# Arnis at Disney???



## arnisandyz (Apr 9, 2003)

I just got an email from Datu Shishir.  He has set up a training center in Kissimmee/Orlando Florida area where he will be holding regular classes.  In two weeks he will start teaching at the Disney Celebration,. He said "Arnis is now a part of thier program" (I have to get clarification on this).  He is also starting a video production group and Arnis Demo Team which he invited me to be a part of.  In June he will be organizing/hosting a Modern Arnis Camp in Orlando,  he is affiliated/associated with the IMAF (the one with Chuck Guass and Randi Schea) so it should be a pretty big turnout.

I am meeting with him this weekend to go over my certification.  If anyone in the area is interested in training in Kissimmee/Orlando area you can contact me at arnisandyz@aol.com and I'll connect you with Datu Shishir.

Thanks

andy


----------



## pesilat (Apr 9, 2003)

I've also got a friend in the Orlando area who teaches some FMA as part of his JKD curriculum. That's 2 options in the Orlando area (and I'm pretty sure there are a few others that I've heard of but can't remember right now).
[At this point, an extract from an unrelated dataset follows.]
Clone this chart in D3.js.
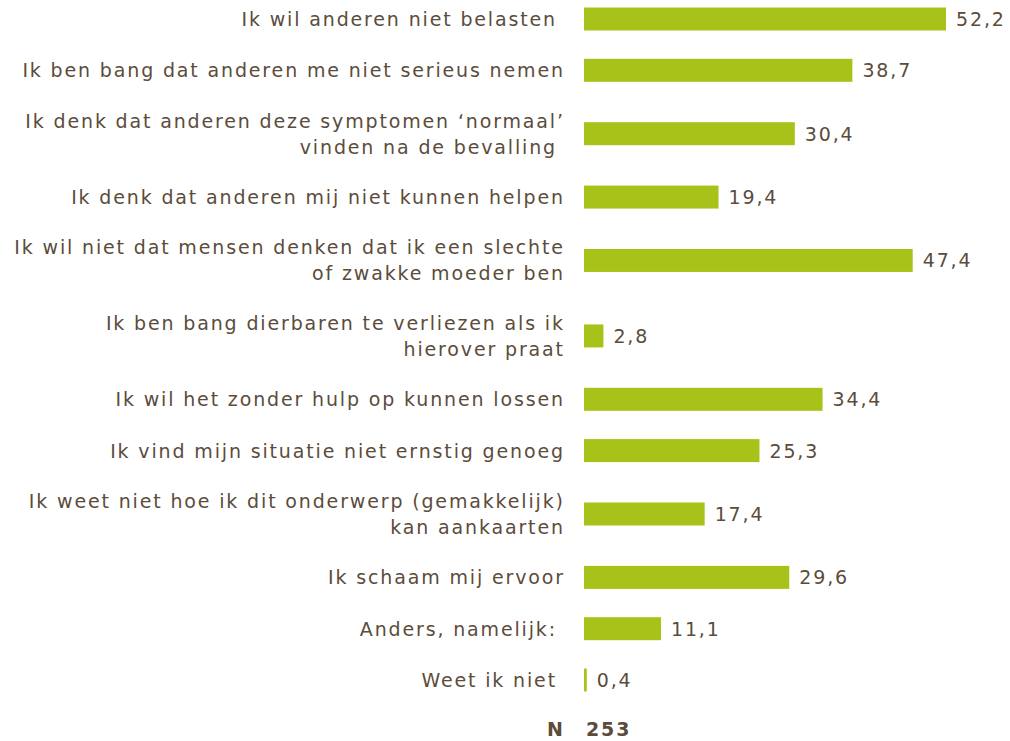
<!DOCTYPE html>
<html><head><meta charset="utf-8">
<script src="https://cdn.jsdelivr.net/npm/d3@7"></script>
<style>body{margin:0;background:#fff}svg{display:block}</style>
</head><body>
<svg id="c" width="1010" height="741"></svg>
<script>
const categories = [
  ["Ik wil anderen niet belasten "],
  ["Ik ben bang dat anderen me niet serieus nemen"],
  ["Ik denk dat anderen deze symptomen \u2018normaal\u2019", "vinden na de bevalling "],
  ["Ik denk dat anderen mij niet kunnen helpen"],
  ["Ik wil niet dat mensen denken dat ik een slechte", "of zwakke moeder ben"],
  ["Ik ben bang dierbaren te verliezen als ik", "hierover praat"],
  ["Ik wil het zonder hulp op kunnen lossen"],
  ["Ik vind mijn situatie niet ernstig genoeg"],
  ["Ik weet niet hoe ik dit onderwerp (gemakkelijk)", "kan aankaarten"],
  ["Ik schaam mij ervoor"],
  ["Anders, namelijk: "],
  ["Weet ik niet "]
];
const values = [52.2, 38.7, 30.4, 19.4, 47.4, 2.8, 34.4, 25.3, 17.4, 29.6, 11.1, 0.4];
const valueLabels = ["52,2","38,7","30,4","19,4","47,4","2,8","34,4","25,3","17,4","29,6","11,1","0,4"];
const nLabel = "N";
const nValue = "253";

const W = 1010, H = 741;
const textColor = "#5b4c3c", barColor = "#a9c219";
const font = "DejaVu Sans, Verdana, sans-serif";
const fs = 19, ls = 1.85;

const svg = d3.select("#c");
const x = d3.scaleLinear().domain([0, 52.2]).range([584, 946]);

const slot = d => d.length === 1 ? 1 : 75/51;
let acc = 0;
const centers = categories.map(c => { const s = slot(c); const cc = acc + s/2; acc += s; return cc; });
const y = d3.scaleLinear().domain([0.5, centers[centers.length-1]]).range([19, 680]);

const bh = 23;
const g = svg.append("g");
const rows = g.selectAll("g.row").data(categories).join("g").attr("class","row");

rows.append("rect")
  .attr("x", x(0))
  .attr("y", (d,i) => y(centers[i]) - bh/2)
  .attr("width", (d,i) => x(values[i]) - x(0))
  .attr("height", bh)
  .attr("fill", barColor);

rows.append("text")
  .attr("x", 563)
  .attr("y", (d,i) => y(centers[i]))
  .attr("text-anchor","end")
  .attr("font-family", font).attr("font-size", fs).attr("fill", textColor)
  .attr("letter-spacing", ls)
  .style("white-space","pre")
  .each(function(d){
    const t = d3.select(this);
    const lh = 26;
    const off = -(d.length-1)*lh/2;
    d.forEach((line,j) => {
      t.append("tspan").attr("x",563 + ls).attr("dy", j===0 ? off + 7 : lh).text(line);
    });
  });

rows.append("text")
  .attr("x", (d,i) => x(values[i]) + 10)
  .attr("y", (d,i) => y(centers[i]) + 7)
  .attr("font-family", font).attr("font-size", fs).attr("fill", textColor)
  .attr("letter-spacing", ls)
  .text((d,i) => valueLabels[i]);

svg.append("text").attr("x", 563 + ls).attr("y", 736).attr("text-anchor","end")
  .attr("font-family", font).attr("font-size", fs).attr("font-weight","bold").attr("fill", textColor)
  .attr("letter-spacing", ls).text(nLabel);
svg.append("text").attr("x", 586).attr("y", 736)
  .attr("font-family", font).attr("font-size", fs).attr("font-weight","bold").attr("fill", textColor)
  .attr("letter-spacing", ls).text(nValue);
</script>
</body></html>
Orlando seems to be a budding FMA hotbed 

Mike


----------



## arnisandyz (Apr 9, 2003)

> _Originally posted by pesilat _
> *I've also got a friend in the Orlando area who teaches some FMA as part of his JKD curriculum. That's 2 options in the Orlando area (and I'm pretty sure there are a few others that I've heard of but can't remember right now).
> 
> Orlando seems to be a budding FMA hotbed
> ...




Raffy Pambuan and Mike Sayoc are also in the Orlando/Kissimmee area as well!


----------



## Tapps (Apr 11, 2003)

If I go there to beat up the mouse will a bunch of dwarf hitmen take me out ?

That Disney is a shadey organization !


----------